Preference shareholders are NOT the owner of the company. By analogy, the investor is giving a loan to the company and the company issue preference shares to the investor giving him certain preferential rights. For example:
Generally, the investor’s objective is to make a decent profit when he exits the investment in a few years’ time.
In the unfortunate event of liquidation, winding up, dissolution, cessation of business of the company or return of capital, preference shareholders shall be paid out of the proceeds in priority to any amount payable in respect of the ordinary shares.
This characteristic is important to ensure that preference shareholders have priority of claim against the company for the dividends and redemption sum payable in respect of the preference shares. On that basis, preference shares are more secured because ordinary shareholders will only be entitled to claim the remaining proceeds after preference shareholders are duly paid of the dividends and redemption sums.
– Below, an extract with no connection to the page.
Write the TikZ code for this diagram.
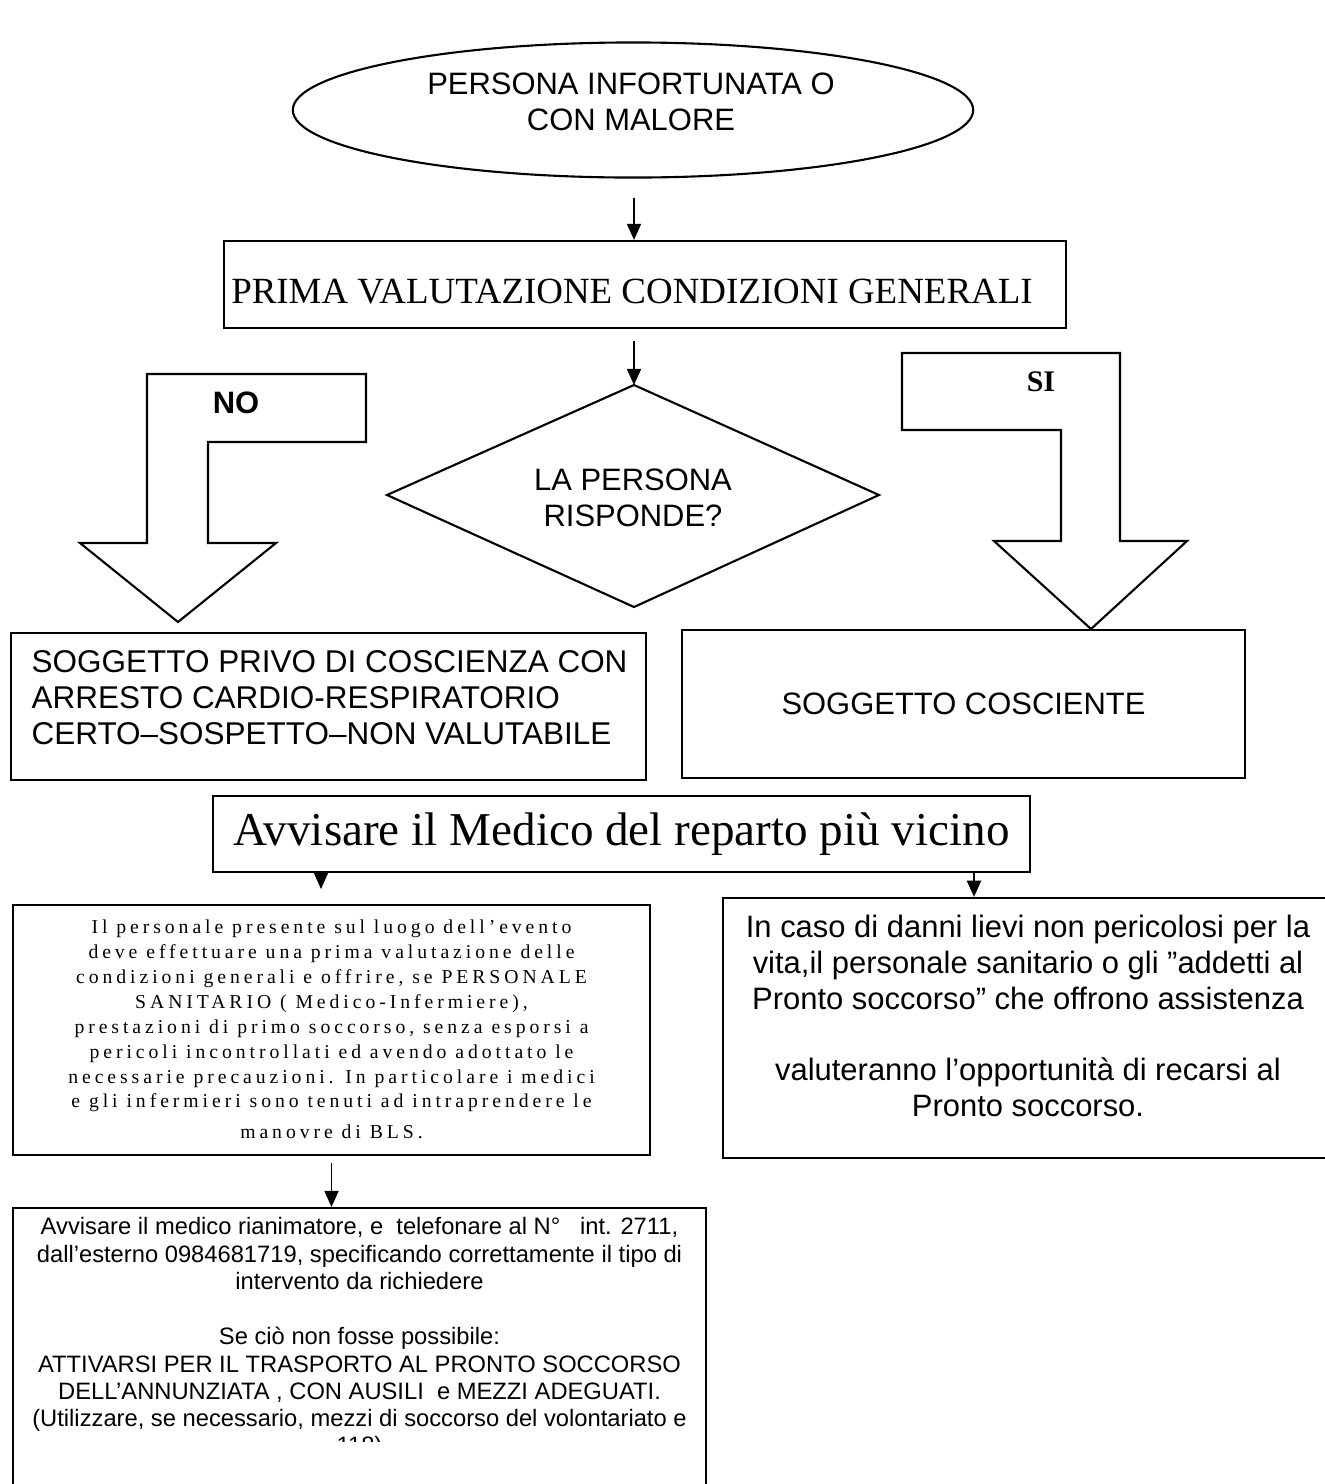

In some cases, the investors can also require the promoters to provide a personal guarantee to guarantee the payment by the company of dividends and redemption sums in respect of the preference shares. The personal guarantee further lowers the default risks and hence making the preference shares more attractive for investors.
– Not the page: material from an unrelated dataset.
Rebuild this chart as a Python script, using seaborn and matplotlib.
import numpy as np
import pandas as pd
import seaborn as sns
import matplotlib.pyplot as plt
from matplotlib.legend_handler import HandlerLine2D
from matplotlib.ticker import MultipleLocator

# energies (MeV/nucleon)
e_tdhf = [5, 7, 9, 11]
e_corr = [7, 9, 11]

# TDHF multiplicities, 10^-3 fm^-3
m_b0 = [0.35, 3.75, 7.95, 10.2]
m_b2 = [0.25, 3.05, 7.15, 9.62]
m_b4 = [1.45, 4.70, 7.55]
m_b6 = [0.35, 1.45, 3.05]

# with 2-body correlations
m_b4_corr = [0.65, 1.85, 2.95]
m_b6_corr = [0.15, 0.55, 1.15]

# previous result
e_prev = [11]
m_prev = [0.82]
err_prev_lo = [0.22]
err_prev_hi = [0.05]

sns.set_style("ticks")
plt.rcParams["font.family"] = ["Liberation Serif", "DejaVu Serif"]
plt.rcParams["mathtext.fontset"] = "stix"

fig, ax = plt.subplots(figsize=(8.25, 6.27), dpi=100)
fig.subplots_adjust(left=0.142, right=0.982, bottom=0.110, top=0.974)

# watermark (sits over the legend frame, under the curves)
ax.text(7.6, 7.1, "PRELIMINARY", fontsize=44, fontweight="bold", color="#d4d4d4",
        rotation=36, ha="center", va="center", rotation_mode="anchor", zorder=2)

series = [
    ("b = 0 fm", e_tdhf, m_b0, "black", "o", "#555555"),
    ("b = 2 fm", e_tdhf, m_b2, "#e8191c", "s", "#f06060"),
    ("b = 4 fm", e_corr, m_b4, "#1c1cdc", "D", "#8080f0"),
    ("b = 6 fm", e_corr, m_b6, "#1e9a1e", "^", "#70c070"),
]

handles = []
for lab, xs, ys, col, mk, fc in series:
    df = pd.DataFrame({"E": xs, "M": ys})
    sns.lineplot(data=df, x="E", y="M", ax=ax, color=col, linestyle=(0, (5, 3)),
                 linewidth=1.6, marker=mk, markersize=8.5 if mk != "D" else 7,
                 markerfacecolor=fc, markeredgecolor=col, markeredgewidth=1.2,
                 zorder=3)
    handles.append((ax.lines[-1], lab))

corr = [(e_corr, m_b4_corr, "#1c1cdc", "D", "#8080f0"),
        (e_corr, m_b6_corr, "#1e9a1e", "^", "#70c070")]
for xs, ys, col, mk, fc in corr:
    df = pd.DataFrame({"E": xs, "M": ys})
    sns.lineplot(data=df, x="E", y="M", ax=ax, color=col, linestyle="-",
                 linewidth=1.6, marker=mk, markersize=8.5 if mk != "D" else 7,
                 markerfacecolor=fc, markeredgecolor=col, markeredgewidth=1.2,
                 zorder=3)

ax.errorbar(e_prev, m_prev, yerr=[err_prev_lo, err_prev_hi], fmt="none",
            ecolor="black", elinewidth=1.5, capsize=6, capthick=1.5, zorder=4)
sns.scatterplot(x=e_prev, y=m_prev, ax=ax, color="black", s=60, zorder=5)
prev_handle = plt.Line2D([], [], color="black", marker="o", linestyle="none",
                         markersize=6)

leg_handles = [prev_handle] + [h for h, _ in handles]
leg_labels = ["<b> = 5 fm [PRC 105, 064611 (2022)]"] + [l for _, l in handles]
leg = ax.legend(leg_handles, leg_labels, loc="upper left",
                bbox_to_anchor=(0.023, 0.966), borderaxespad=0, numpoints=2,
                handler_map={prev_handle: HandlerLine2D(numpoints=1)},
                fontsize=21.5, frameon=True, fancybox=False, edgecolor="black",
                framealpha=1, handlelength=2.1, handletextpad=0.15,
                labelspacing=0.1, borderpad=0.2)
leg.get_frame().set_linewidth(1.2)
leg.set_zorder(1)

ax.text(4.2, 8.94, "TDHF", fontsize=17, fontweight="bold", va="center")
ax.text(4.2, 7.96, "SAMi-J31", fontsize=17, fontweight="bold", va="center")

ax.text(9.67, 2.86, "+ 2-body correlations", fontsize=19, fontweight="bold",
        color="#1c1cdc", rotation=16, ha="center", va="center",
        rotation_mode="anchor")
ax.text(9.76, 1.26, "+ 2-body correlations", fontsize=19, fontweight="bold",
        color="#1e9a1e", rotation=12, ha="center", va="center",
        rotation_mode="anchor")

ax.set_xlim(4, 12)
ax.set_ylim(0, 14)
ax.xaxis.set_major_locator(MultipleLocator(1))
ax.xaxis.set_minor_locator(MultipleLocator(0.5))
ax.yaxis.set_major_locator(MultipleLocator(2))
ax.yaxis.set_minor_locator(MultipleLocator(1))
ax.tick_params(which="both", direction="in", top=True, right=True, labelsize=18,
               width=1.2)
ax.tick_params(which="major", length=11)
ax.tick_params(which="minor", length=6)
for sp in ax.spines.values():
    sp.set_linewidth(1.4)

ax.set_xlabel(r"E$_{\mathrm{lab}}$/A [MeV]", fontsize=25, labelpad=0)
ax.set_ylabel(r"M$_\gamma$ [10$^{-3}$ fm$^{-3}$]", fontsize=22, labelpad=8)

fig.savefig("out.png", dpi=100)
For ordinary shareholders, they can only wait and hope that the company will make enough profit and declare a dividend (at the discretion of the board), which can be regular or irregular. It is important to bear in mind that the board does not have any statutory obligation to declare and pay the dividend, and can opt to keep all the profit for working capital purposes. If there is no payment of dividend, ordinary shareholders can only expect financial gains when he exits the investment by selling off his shares.
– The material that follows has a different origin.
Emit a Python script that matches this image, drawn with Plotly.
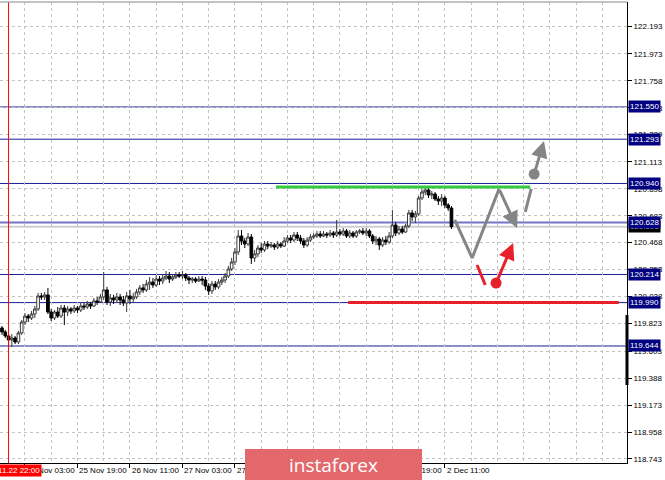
import plotly.graph_objects as go

# ---------------- data ----------------
OPEN = [119.788, 119.756, 119.724, 119.692, 119.708, 119.676, 119.748, 119.835, 119.883, 119.867,
        119.899, 119.939, 120.043, 120.035, 120.051, 119.915, 119.867, 119.915, 119.883, 119.947,
        119.915, 119.939, 119.923, 119.947, 119.931, 119.963, 119.955, 119.979, 119.963, 120.003,
        119.995, 120.035, 120.091, 119.995, 120.027, 120.011, 120.035, 120.011, 119.987, 120.043,
        120.019, 120.035, 120.075, 120.107, 120.091, 120.138, 120.154, 120.130, 120.178, 120.162,
        120.186, 120.202, 120.178, 120.194, 120.210, 120.202, 120.210, 120.186, 120.170, 120.178,
        120.162, 120.178, 120.170, 120.122, 120.083, 120.138, 120.115, 120.154, 120.170, 120.202,
        120.258, 120.314, 120.394, 120.521, 120.481, 120.457, 120.513, 120.346, 120.378, 120.425,
        120.410, 120.457, 120.441, 120.449, 120.433, 120.457, 120.441, 120.481, 120.505, 120.489,
        120.529, 120.505, 120.481, 120.449, 120.489, 120.513, 120.521, 120.537, 120.521, 120.537,
        120.529, 120.545, 120.529, 120.553, 120.537, 120.561, 120.521, 120.545, 120.521, 120.553,
        120.561, 120.545, 120.561, 120.521, 120.481, 120.497, 120.449, 120.489, 120.473, 120.521,
        120.609, 120.545, 120.577, 120.553, 120.601, 120.705, 120.673, 120.697, 120.824, 120.872,
        120.888, 120.848, 120.856, 120.816, 120.800, 120.824, 120.768, 120.744]
HIGH = [119.803, 119.772, 119.740, 119.740, 119.724, 119.764, 119.851, 119.907, 119.899, 119.923,
        119.963, 120.067, 120.067, 120.075, 120.107, 119.939, 119.931, 119.955, 119.971, 119.971,
        119.963, 119.955, 119.971, 119.963, 119.987, 119.987, 120.003, 119.995, 120.027, 120.035,
        120.059, 120.234, 120.115, 120.059, 120.051, 120.067, 120.059, 120.043, 120.075, 120.091,
        120.067, 120.099, 120.130, 120.138, 120.170, 120.194, 120.186, 120.210, 120.202, 120.218,
        120.242, 120.234, 120.218, 120.234, 120.234, 120.242, 120.226, 120.202, 120.194, 120.194,
        120.202, 120.202, 120.194, 120.146, 120.162, 120.162, 120.178, 120.194, 120.226, 120.282,
        120.346, 120.425, 120.569, 120.569, 120.505, 120.545, 120.537, 120.410, 120.449, 120.465,
        120.481, 120.481, 120.473, 120.465, 120.481, 120.473, 120.513, 120.529, 120.529, 120.553,
        120.553, 120.529, 120.505, 120.513, 120.537, 120.545, 120.561, 120.561, 120.561, 120.553,
        120.569, 120.561, 120.649, 120.577, 120.585, 120.577, 120.569, 120.561, 120.569, 120.577,
        120.585, 120.585, 120.577, 120.537, 120.521, 120.513, 120.513, 120.521, 120.553, 120.729,
        120.633, 120.601, 120.601, 120.617, 120.729, 120.729, 120.721, 120.840, 120.896, 120.912,
        120.904, 120.880, 120.872, 120.840, 120.856, 120.840, 120.784, 120.760]
LOW = [119.732, 119.708, 119.652, 119.636, 119.660, 119.660, 119.732, 119.811, 119.835, 119.851,
       119.867, 119.923, 120.011, 120.011, 119.899, 119.843, 119.851, 119.867, 119.867, 119.811,
       119.883, 119.899, 119.907, 119.907, 119.915, 119.931, 119.939, 119.939, 119.955, 119.971,
       119.987, 120.011, 119.971, 119.963, 119.979, 119.995, 119.971, 119.963, 119.915, 119.979,
       119.995, 120.019, 120.051, 120.067, 120.075, 120.091, 120.107, 120.115, 120.130, 120.138,
       120.170, 120.146, 120.162, 120.178, 120.186, 120.178, 120.162, 120.138, 120.146, 120.146,
       120.154, 120.130, 120.091, 120.051, 120.059, 120.091, 120.099, 120.130, 120.146, 120.186,
       120.242, 120.290, 120.370, 120.449, 120.425, 120.441, 120.298, 120.314, 120.354, 120.386,
       120.394, 120.417, 120.425, 120.410, 120.417, 120.425, 120.433, 120.465, 120.465, 120.473,
       120.481, 120.457, 120.425, 120.433, 120.473, 120.497, 120.505, 120.505, 120.513, 120.505,
       120.513, 120.505, 120.513, 120.521, 120.521, 120.505, 120.505, 120.505, 120.505, 120.537,
       120.529, 120.521, 120.505, 120.457, 120.449, 120.410, 120.433, 120.449, 120.457, 120.505,
       120.521, 120.529, 120.537, 120.545, 120.585, 120.641, 120.625, 120.681, 120.808, 120.848,
       120.824, 120.816, 120.800, 120.768, 120.760, 120.744, 120.721, 120.577]
CLOSE = [119.756, 119.724, 119.692, 119.708, 119.676, 119.748, 119.835, 119.883, 119.867, 119.899,
         119.939, 120.043, 120.035, 120.051, 119.915, 119.867, 119.915, 119.883, 119.947, 119.915,
         119.939, 119.923, 119.947, 119.931, 119.963, 119.955, 119.979, 119.963, 120.003, 119.995,
         120.035, 120.091, 119.995, 120.027, 120.011, 120.035, 120.011, 119.987, 120.043, 120.019,
         120.035, 120.075, 120.107, 120.091, 120.138, 120.154, 120.130, 120.178, 120.162, 120.186,
         120.202, 120.178, 120.194, 120.210, 120.202, 120.210, 120.186, 120.170, 120.178, 120.162,
         120.178, 120.170, 120.122, 120.083, 120.138, 120.115, 120.154, 120.170, 120.202, 120.258,
         120.314, 120.394, 120.521, 120.481, 120.457, 120.513, 120.346, 120.378, 120.425, 120.410,
         120.457, 120.441, 120.449, 120.433, 120.457, 120.441, 120.481, 120.505, 120.489, 120.529,
         120.505, 120.481, 120.449, 120.489, 120.513, 120.521, 120.537, 120.521, 120.537, 120.529,
         120.545, 120.529, 120.553, 120.537, 120.561, 120.521, 120.545, 120.521, 120.553, 120.561,
         120.545, 120.561, 120.521, 120.481, 120.497, 120.449, 120.489, 120.473, 120.521, 120.609,
         120.545, 120.577, 120.553, 120.601, 120.705, 120.673, 120.697, 120.824, 120.872, 120.888,
         120.848, 120.856, 120.816, 120.800, 120.824, 120.768, 120.744, 120.595]
BAR_INDEX = list(range(len(CLOSE)))  # hourly bars, 22 Nov 20:00 onwards

LEVELS = [121.550, 121.293, 120.940, 120.628, 120.214, 119.990, 119.644]
HIGHLIGHT_LEVEL = 120.628
CURRENT_PRICE = 120.595

Y_TICKS = [122.193, 121.973, 121.758, 121.543, 121.329, 121.113, 120.898, 120.683, 120.468,
           120.253, 120.038, 119.823, 119.603, 119.388, 119.173, 118.958, 118.743]

X_LABEL_IDX = [7, 23, 39, 55, 71, 87, 103, 119, 135]
X_LABELS = ["25 Nov 03:00", "25 Nov 19:00", "26 Nov 11:00", "27 Nov 03:00", "27 Nov 19:00",
            "28 Nov 11:00", "29 Nov 03:00", "29 Nov 19:00", "2 Dec 11:00"]
X_GRID_IDX = [15, 31, 47, 63, 79, 95, 111, 127, 143, 151, 159, 167, 175, 183]

MARKER_IDX = 2
MARKER_LABEL = "2024.11.22 22:00"

VOL_BAR = [119.891, 119.333]

GREEN_X = [83.5, 161.0]
GREEN_Y = 120.912
RED_X = [105.5, 188.0]
RED_Y = 119.990

ZIGZAG_X = [138.0, 143.3, 151.5]
ZIGZAG_Y = [120.649, 120.346, 120.896]
ZIGZAG_TIP = (157.0, 120.585)
GRAY_SEG_X = [159.5, 161.3]
GRAY_SEG_Y = [120.713, 120.896]
GRAY_DOT = (162.2, 121.015)
GRAY_TIP = (165.2, 121.278)
RED_SEG_X = [144.8, 147.3]
RED_SEG_Y = [120.290, 120.130]
RED_DOT = (150.6, 120.146)
RED_TIP = (155.8, 120.465)

# ---------------- styling ----------------
FONT = "Liberation Sans"
NAVY = "#1e1e9a"
GRID = "#c4c4c4"
GRAY = "#858585"
RED = "#e8202a"
GREEN = "#34c93c"

fig = go.Figure()

fig.add_trace(go.Candlestick(
    x=BAR_INDEX, open=OPEN, high=HIGH, low=LOW, close=CLOSE,
    increasing=dict(line=dict(color="#3a3a3a", width=1), fillcolor="#ffffff"),
    decreasing=dict(line=dict(color="#000000", width=1), fillcolor="#000000"),
    whiskerwidth=0, showlegend=False, hoverinfo="skip"))

fig.add_trace(go.Scatter(x=GREEN_X, y=[GREEN_Y, GREEN_Y], mode="lines",
                         line=dict(color=GREEN, width=3), showlegend=False, hoverinfo="skip"))
fig.add_trace(go.Scatter(x=RED_X, y=[RED_Y, RED_Y], mode="lines",
                         line=dict(color=RED, width=3), showlegend=False, hoverinfo="skip"))
fig.add_trace(go.Scatter(x=ZIGZAG_X, y=ZIGZAG_Y, mode="lines",
                         line=dict(color=GRAY, width=3), showlegend=False, hoverinfo="skip"))
fig.add_trace(go.Scatter(x=GRAY_SEG_X, y=GRAY_SEG_Y, mode="lines",
                         line=dict(color=GRAY, width=3), showlegend=False, hoverinfo="skip"))
fig.add_trace(go.Scatter(x=RED_SEG_X, y=RED_SEG_Y, mode="lines",
                         line=dict(color=RED, width=3), showlegend=False, hoverinfo="skip"))
fig.add_trace(go.Scatter(x=[GRAY_DOT[0]], y=[GRAY_DOT[1]], mode="markers",
                         marker=dict(color=GRAY, size=11), showlegend=False, hoverinfo="skip"))
fig.add_trace(go.Scatter(x=[RED_DOT[0]], y=[RED_DOT[1]], mode="markers",
                         marker=dict(color=RED, size=11), showlegend=False, hoverinfo="skip"))

shapes = []
for lv in LEVELS:
    if lv == HIGHLIGHT_LEVEL:
        shapes.append(dict(type="line", xref="paper", x0=0, x1=1, yref="y", y0=lv, y1=lv,
                           line=dict(color="#7474c6", width=2), layer="between"))
    else:
        shapes.append(dict(type="line", xref="paper", x0=0, x1=1, yref="y", y0=lv, y1=lv,
                           line=dict(color=NAVY, width=1), layer="between"))
shapes.append(dict(type="line", xref="paper", x0=0, x1=1, yref="y", y0=CURRENT_PRICE, y1=CURRENT_PRICE,
                   line=dict(color="#d0d0d0", width=2), layer="between"))
shapes.append(dict(type="line", xref="x", x0=MARKER_IDX, x1=MARKER_IDX, yref="paper", y0=0, y1=1,
                   line=dict(color="#ff0000", width=1), layer="above"))
shapes.append(dict(type="line", xref="paper", x0=1, x1=1, yref="y", y0=VOL_BAR[0], y1=VOL_BAR[1],
                   line=dict(color="#000000", width=3), layer="above"))
shapes.append(dict(type="line", xref="paper", x0=0, x1=1, yref="paper", y0=1, y1=1,
                   line=dict(color="#8a8a8a", width=1), layer="above"))

annotations = []
for idx, lab in zip(X_LABEL_IDX, X_LABELS):
    annotations.append(dict(x=idx, xref="x", y=0, yref="paper", yanchor="top", xanchor="left",
                            yshift=-1, text=lab, showarrow=False,
                            font=dict(family=FONT, size=8, color="#000000")))
annotations.append(dict(x=MARKER_IDX, xref="x", y=0, yref="paper", yanchor="top", xanchor="center",
                        yshift=-1, text=MARKER_LABEL, showarrow=False, bgcolor="#ff0000",
                        borderpad=1, font=dict(family=FONT, size=8, color="#ffffff")))
annotations.append(dict(x=1, xref="paper", xanchor="left", xshift=1, y=CURRENT_PRICE, yref="y",
                        text=f"{CURRENT_PRICE:.3f}", showarrow=False, bgcolor="#000000",
                        borderpad=1, font=dict(family=FONT, size=8, color="#ffffff")))
for lv in LEVELS:
    annotations.append(dict(x=1, xref="paper", xanchor="left", xshift=1, y=lv, yref="y",
                            text=f"{lv:.3f}", showarrow=False, bgcolor="#000080",
                            borderpad=1, font=dict(family=FONT, size=8, color="#ffffff")))
for tail, tip, col in [((ZIGZAG_X[-1], ZIGZAG_Y[-1]), ZIGZAG_TIP, GRAY),
                       (GRAY_DOT, GRAY_TIP, GRAY),
                       (RED_DOT, RED_TIP, RED)]:
    annotations.append(dict(x=tip[0], y=tip[1], xref="x", yref="y",
                            ax=tail[0], ay=tail[1], axref="x", ayref="y",
                            text="", showarrow=True, arrowhead=2, arrowsize=1.1,
                            arrowwidth=3, arrowcolor=col, standoff=0, startstandoff=0))
# watermark logo
annotations.append(dict(x=333.5 / 627, xref="paper", y=(463 - 464.5) / 461, yref="paper",
                        xanchor="center", yanchor="middle", text="instaforex", showarrow=False,
                        width=177, height=31, bgcolor="#e2686b", borderpad=0, borderwidth=0,
                        font=dict(family="Open Sans", size=19, color="#ffffff")))

fig.update_layout(
    width=665, height=480,
    margin=dict(l=0, r=38, t=2, b=17),
    paper_bgcolor="#ffffff", plot_bgcolor="#ffffff",
    showlegend=False,
    boxgap=0.1, boxgroupgap=0.1,
    shapes=shapes, annotations=annotations,
    xaxis=dict(
        range=[-0.61, 190.5], rangeslider=dict(visible=False),
        tickvals=X_LABEL_IDX, showticklabels=False,
        ticks="outside", ticklen=4, tickcolor="#000000", tickwidth=1,
        showgrid=True, gridcolor=GRID, griddash="3px,3px", gridwidth=1,
        minor=dict(tickvals=X_GRID_IDX, showgrid=True, gridcolor=GRID, griddash="3px,3px",
                   gridwidth=1, ticks=""),
        showline=True, linecolor="#000000", linewidth=1, zeroline=False, fixedrange=True),
    yaxis=dict(
        side="right", range=[118.711, 122.387],
        tickvals=Y_TICKS, ticktext=[f"{v:.3f}" for v in Y_TICKS],
        ticks="outside", ticklen=4, tickcolor="#000000",
        tickfont=dict(family=FONT, size=8, color="#000000"),
        showgrid=True, gridcolor=GRID, griddash="3px,3px", gridwidth=1,
        showline=True, linecolor="#000000", linewidth=1, zeroline=False, fixedrange=True),
)

fig.write_html("out.html", config={"displayModeBar": False},
               post_script="document.body.style.margin='0';document.body.style.overflow='hidden';")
A cumulative dividend means the type of dividend which if it is accrued but unpaid in respect of the preference shares, it will be treated as arrears and will be carried forward to subsequent years and accumulated until it is fully paid.
A non-cumulative dividend means the type of dividend which if it is accrued but unpaid in respect of the preference shares, the preference shareholders do not have the rights to claim any of the unpaid dividends in the future. The unpaid dividend will not be accumulated.
If the company does not have sufficient profit (either from profit or retained earnings), the company is not legally able to declare and pay the dividend, even if it is fixed and agreed under the terms of preference shares.
Fixed and cumulative dividends can be attractive for some investors who prefer more certainty of returns in their investment.
Some investors expect to exit their investment with a 2x-5x return, especially for investment into start-ups or technology firms.
Conversion rights allow preference shareholders to convert their preference shares into ordinary shares based on an agreed conversion formula. Once converted, they become ordinary shareholders. Meaning they also become co-owner of the business who can enjoy the potential appreciation in the value of the business.
For example, instead of accepting cash from the preference shareholders upon exercising the conversion rights, the company accepts the preference shares as issue price/consideration for the issuance of the new ordinary shares. The number of new ordinary shares to be issued will depend on the then market value or fair value of the business. The valuation of the business is best conducted by an independent valuer, whether appointed by the board or jointly by the board and the investors.
Of course, the business founders may not like the idea that preference shareholders can also become co-owners just because of the “loan” given to the company. Hence, preference share with conversion rights may have a lower dividend rate. This is as some founders would argue that the preference shareholders have had the benefit of the conversion rights. Such commercial terms are entirely subject to the negotiation of the parties.
Save for very limited types of resolutions (e.g. winding-up resolution or resolution which adversely affect or alter the rights of preference shareholders), preference shareholders do not have voting rights at any general meeting of the company.
Investors are only entitled to the agreed dividends and redemption sum – i.e. principal investment sum – if the preference shares do not come with conversion rights. They will not be able to benefit from the appreciation in value of the business. In other words, there will be no upside in terms of return of investment.
Having said that, such an investment instrument could be suitable for more conservative investors. Those who prefer higher dividend yields with certainty in repayment despite that return of investment may not be fantastic.
Preference shares can be the right investment instrument for risk-takers or risk-averse investors. But this depends on the terms of the preference shares. Again, there is no one size fits all terms that are suitable for every type of investor.
If you intend to invest in preference shares, you better educate yourself of the above.